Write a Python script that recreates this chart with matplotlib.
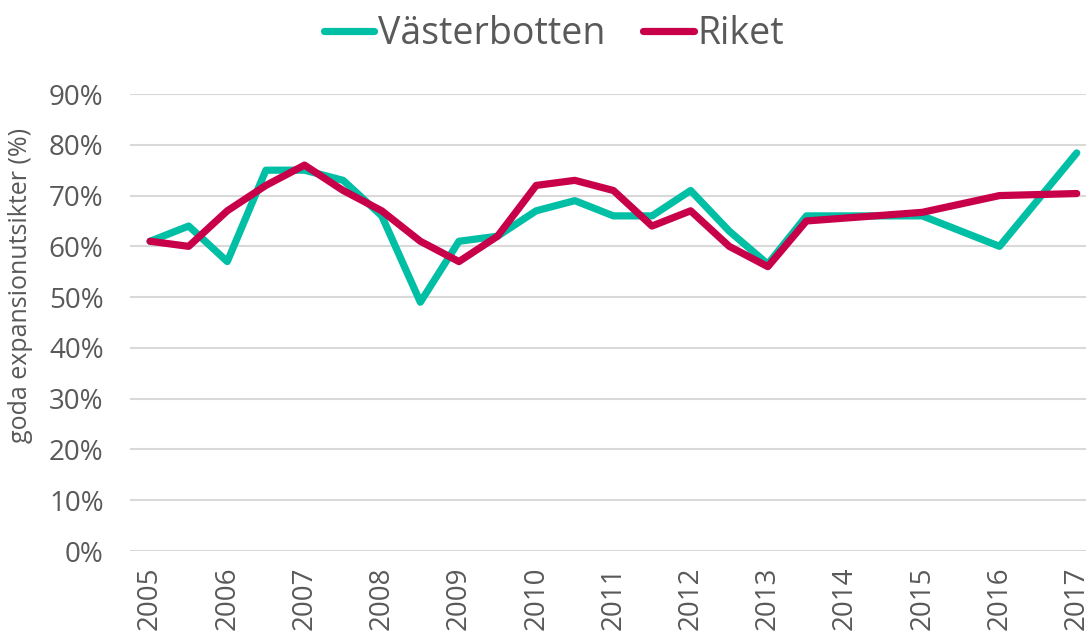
import matplotlib
matplotlib.use('Agg')
import matplotlib.pyplot as plt
from matplotlib.ticker import FuncFormatter

# half-year observations, yearly after 2013.5
x_vbn = [2005, 2005.5, 2006, 2006.5, 2007, 2007.5, 2008, 2008.5, 2009, 2009.5,
         2010, 2010.5, 2011, 2011.5, 2012, 2012.5, 2013, 2013.5, 2015, 2016, 2017]
vasterbotten = [61, 64, 57, 75, 75, 73, 66, 49, 61, 62,
                67, 69, 66, 66, 71, 63, 56.5, 66, 66, 60, 78.4]

x_riket = x_vbn
riket = [61, 60, 67, 72, 76, 71, 67, 61, 57, 62,
         72, 73, 71, 64, 67, 60, 56, 65, 66.7, 70, 70.4]

years = list(range(2005, 2018))
y_ticks = list(range(0, 100, 10))

TEAL = '#00BFA5'
RED = '#C8004A'
GREY = '#595959'

plt.rcParams['font.family'] = ['Open Sans', 'DejaVu Sans']

fig = plt.figure(figsize=(10.86, 6.37), dpi=100)
ax = fig.add_axes([0.1197, 0.135, 0.8803, 0.7174])

ax.plot(x_vbn, vasterbotten, color=TEAL, lw=5.2, solid_capstyle='round',
        solid_joinstyle='round', label='Västerbotten')
ax.plot(x_riket, riket, color=RED, lw=5.2, solid_capstyle='round',
        solid_joinstyle='round', label='Riket')

ax.set_xlim(2004.74, 2017.12)
ax.set_ylim(0, 90)
ax.set_yticks(y_ticks)
ax.yaxis.set_major_formatter(FuncFormatter(lambda v, p: '%d%%' % v))
ax.set_xticks(years)
ax.set_xticklabels([str(y) for y in years], rotation=90)

ax.grid(axis='y', color='#D9D9D9', lw=1.5)
ax.set_axisbelow(True)
for s in ax.spines.values():
    s.set_visible(False)
ax.tick_params(length=0, labelsize=20, colors=GREY)
ax.tick_params(axis='y', pad=19)
ax.tick_params(axis='x', pad=11)

ax.set_ylabel('goda expansionutsikter (%)', fontsize=18, color=GREY)
ax.yaxis.set_label_coords(-0.1015, 0.582)

fig.legend(loc='center', bbox_to_anchor=(0.51, 1 - 34 / 637), ncol=2, frameon=False,
           fontsize=27, labelcolor=GREY, handlelength=1.35, handletextpad=0.1,
           columnspacing=1.0)

fig.savefig('out.png', dpi=100)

THE TASK: Write out again, exactly, the lines from the start of the listing up to the line containing "from matplotlib.ticker import FuncFormatter", with both ends and without pictures.

TASK ANSWER:
Write a Python script that recreates this chart with matplotlib.
import matplotlib
matplotlib.use('Agg')
import matplotlib.pyplot as plt
from matplotlib.ticker import FuncFormatter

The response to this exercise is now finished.